This year will be a memorable one for Knights, the most venerable and prestigious chess club in the country. Knights which, without a doubt, has made the most progressive contribution to development of the sport in T&T, celebrates its 60th anniversary with a number of special events, most notably a novel doubles tournament and another contest featuring players in three ranking categories.
DR expects that these events marking the Diamond Jubilee of Knights will enjoy the fullest support of the country’s chess playing community, a show of appreciation for the stalwart role that the club has played in keeping the celebrated mind game alive and growing.
The history of Knights may not be the full history of the sport in our country since it eventually replaced the formidable RVI which virtually ruled the roost during the pre and post war years with a coterie of notable champions.
Not really concerned about the problem of succession, however, the RVI eventually died a natural death to be succeeded by Knights with a rising tide of enthusiastic young players who injected a fresh competitive energy into the sport.
This “rebirth” was first headed by Horace Pinheiro at the RAFA building on Queen’s Park East and then to the T&TEC building on Flament Street. Pineiro’s successor was Van Stewart, Principal of Queen’s Royal College where Knights began to hold its first open tournaments.
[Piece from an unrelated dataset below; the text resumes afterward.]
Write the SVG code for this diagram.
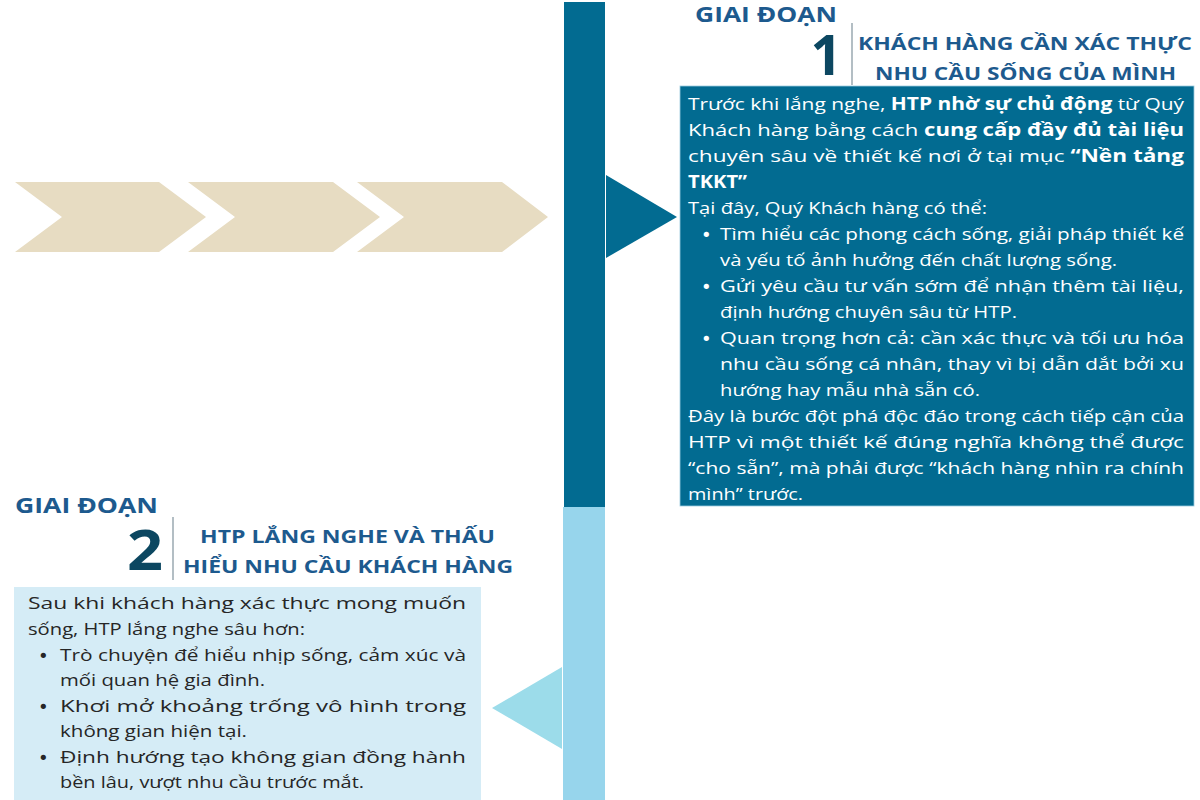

Seeking a more commodious “battle ground,” Knights subsequently transferred its expanding tournament operations to St Francois Girls College in Belmont, then to Drechi on Wrightson Road and, fortunately and finally, to the Rhand Credit Union head office on Abercromby Street, Port-of-Spain.
Here the club has found not only a comfortable meeting place for its two major annual tournaments, the Knights Open and the DeVerteuil Memorial, but also a genuine supporter in RHAND General Manager David Maynard who not only participates in the chess action himself but also encourages emerging youngsters with prizes of quality chess books.
After Stewart, Knights changed a number of presidents including Barton Gomez, but it was the late Lucio Araujo, a UWI lecturer in engineering, who served the longest in office, and retired T&T Ambassador Louis Wiltshire, the current president, who, by their alert innovations, have kept the club abreast of the times.
Araujo’s legacy includes the award of cash prizes to tournament winners, the introduction of a rating system for players and launching of the DeVerteuil Memorial in tribute to the “grand old man” of T&T chess.
Looking back, these changes may now appear inevitable but at the time they were still some distance off the horizon for T&T. Araujo, in fact, had to devise his own method for the rating of players as the FIDE system was relativelyl unknown in the country.
Wiltshire, motivated by the proposition that chess players simply want to play chess, has expanded the club’s portfolio of tournaments, first with the Lucio Araujo Invitational, a biennial contest in tribute to his predecessor.
In this event, unrated players are virtually assured of a FIDE rating, a “Melee” tournament divided into 10, 15 and 25 minute segments and, thirdly, a “triology” featuring three rated sections, U1800, U2000, and all other players.
Over the years, champions of the Knights Open have included players who also made their mark in other open and national contests. T
he following list is not comprehensive, but they include such stalwarts as Cristo Cave, Rudy Mohipp, Wendell Chin King, Marcus Cobham, Grahame Taylor, John Raphael, Kwame Payne, Arthur Morris, Courteney Lee, Rene BoissiereHl and Ronnie Camps.
The 43rd Knights Open starts tonight at 7 pm at Rhand and the club expects that the record of 60 participants in 2015 will be surpassed.
Two of the planned anniversary tournaments include a doubles tournament in which two players play against two players on one board alternately and the second will comprise of three ranking categories over 1850, 1650 to 1850 and under 1650.